▸ **Task directions**: Go through the entries and count the lines with the string "this" in them. Give only that number.

▸ **Source records**:
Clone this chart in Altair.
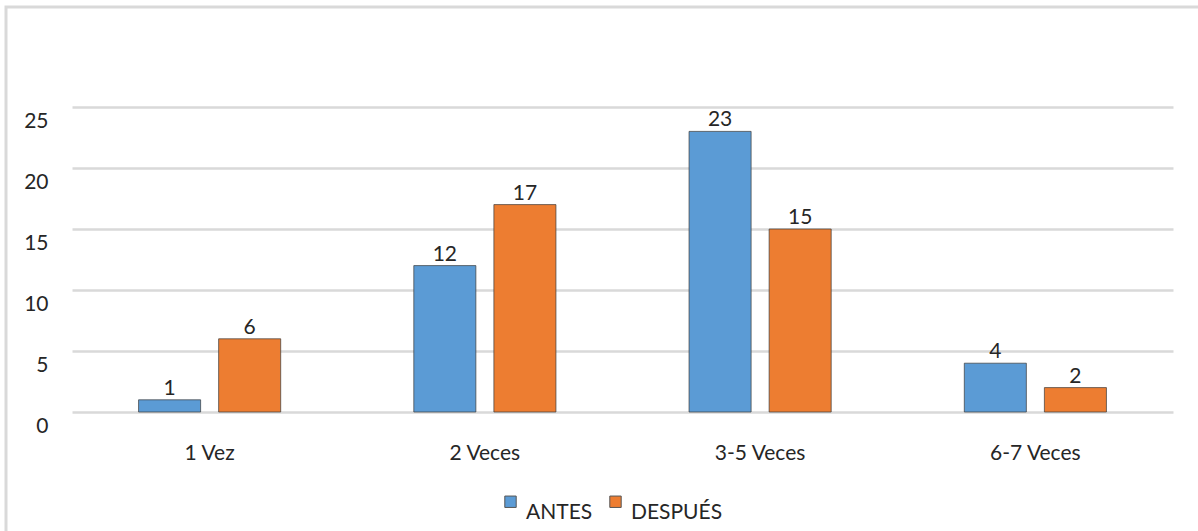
import altair as alt
import pandas as pd

categories = ["1 Vez", "2 Veces", "3-5 Veces", "6-7 Veces"]
series = ["ANTES", "DESPUÉS"]
antes = [1, 12, 23, 4]
despues = [6, 17, 15, 2]
colors = ["#5b9bd5", "#ed7d31"]
y_ticks = [0, 5, 10, 15, 20, 25]

rows = []
for c, a, d in zip(categories, antes, despues):
    rows.append({"categoria": c, "serie": "ANTES", "valor": a})
    rows.append({"categoria": c, "serie": "DESPUÉS", "valor": d})
df = pd.DataFrame(rows)

FONT = "Lato"
TXT = "#262626"

x_enc = alt.X(
    "categoria:N",
    sort=categories,
    scale=alt.Scale(paddingInner=0, paddingOuter=0),
    axis=alt.Axis(
        title=None, labelAngle=0, domain=False, ticks=False,
        labelFont=FONT, labelFontSize=21, labelColor=TXT,
        labelPadding=30, labelBaseline="top",
    ),
)
xoff_enc = alt.XOffset(
    "serie:N", sort=series,
    scale=alt.Scale(paddingInner=0.225, paddingOuter=0.831),
)
y_enc = alt.Y(
    "valor:Q",
    scale=alt.Scale(domain=[0, 25], nice=False),
    axis=alt.Axis(
        title=None, values=y_ticks, domain=False, ticks=False,
        grid=True, gridColor="#d9d9d9", gridWidth=2.5,
        labelFont=FONT, labelFontSize=21, labelColor=TXT,
        labelPadding=24, labelOffset=14,
    ),
)

base = alt.Chart(df).encode(x=x_enc, xOffset=xoff_enc, y=y_enc)

bars = base.mark_bar(stroke="#3a3a3a", strokeWidth=1, strokeOpacity=0.7).encode(
    color=alt.Color(
        "serie:N", sort=series,
        scale=alt.Scale(domain=series, range=colors),
        legend=alt.Legend(
            title=None, orient="none", direction="horizontal",
            legendX=428, legendY=384,
            symbolType="square", symbolSize=130,
            symbolStrokeColor="#555555", symbolStrokeWidth=1,
            labelFont=FONT, labelFontSize=21, labelColor=TXT,
            labelBaseline="top", labelOffset=5, columnPadding=12,
        ),
    )
)

labels = base.mark_text(
    baseline="bottom", dy=-1, font=FONT, fontSize=21, color=TXT
).encode(text="valor:Q")

border = alt.Chart(pd.DataFrame({"k": [0]})).mark_rect(
    fill=None, stroke="#d9d9d9", strokeWidth=3
).encode(
    x=alt.value(-66), x2=alt.value(1140),
    y=alt.value(-100), y2=alt.value(440),
)

chart = alt.layer(border, bars, labels).properties(
    width=1101, height=305,
    autosize=alt.AutoSizeParams(type="none"),
    padding={"left": 72, "top": 107, "right": 25, "bottom": 119},
    background="white",
).configure_view(stroke=None)

chart.save("out.html", embed_options={"renderer": "svg", "actions": False})
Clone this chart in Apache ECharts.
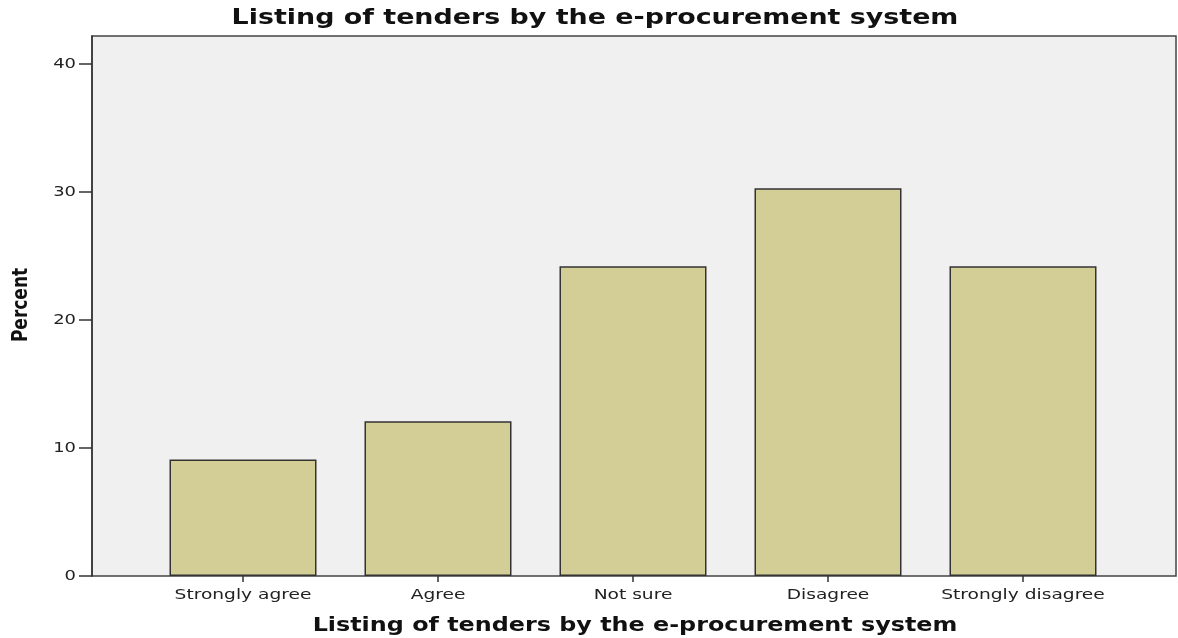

▸ **Solution**: 2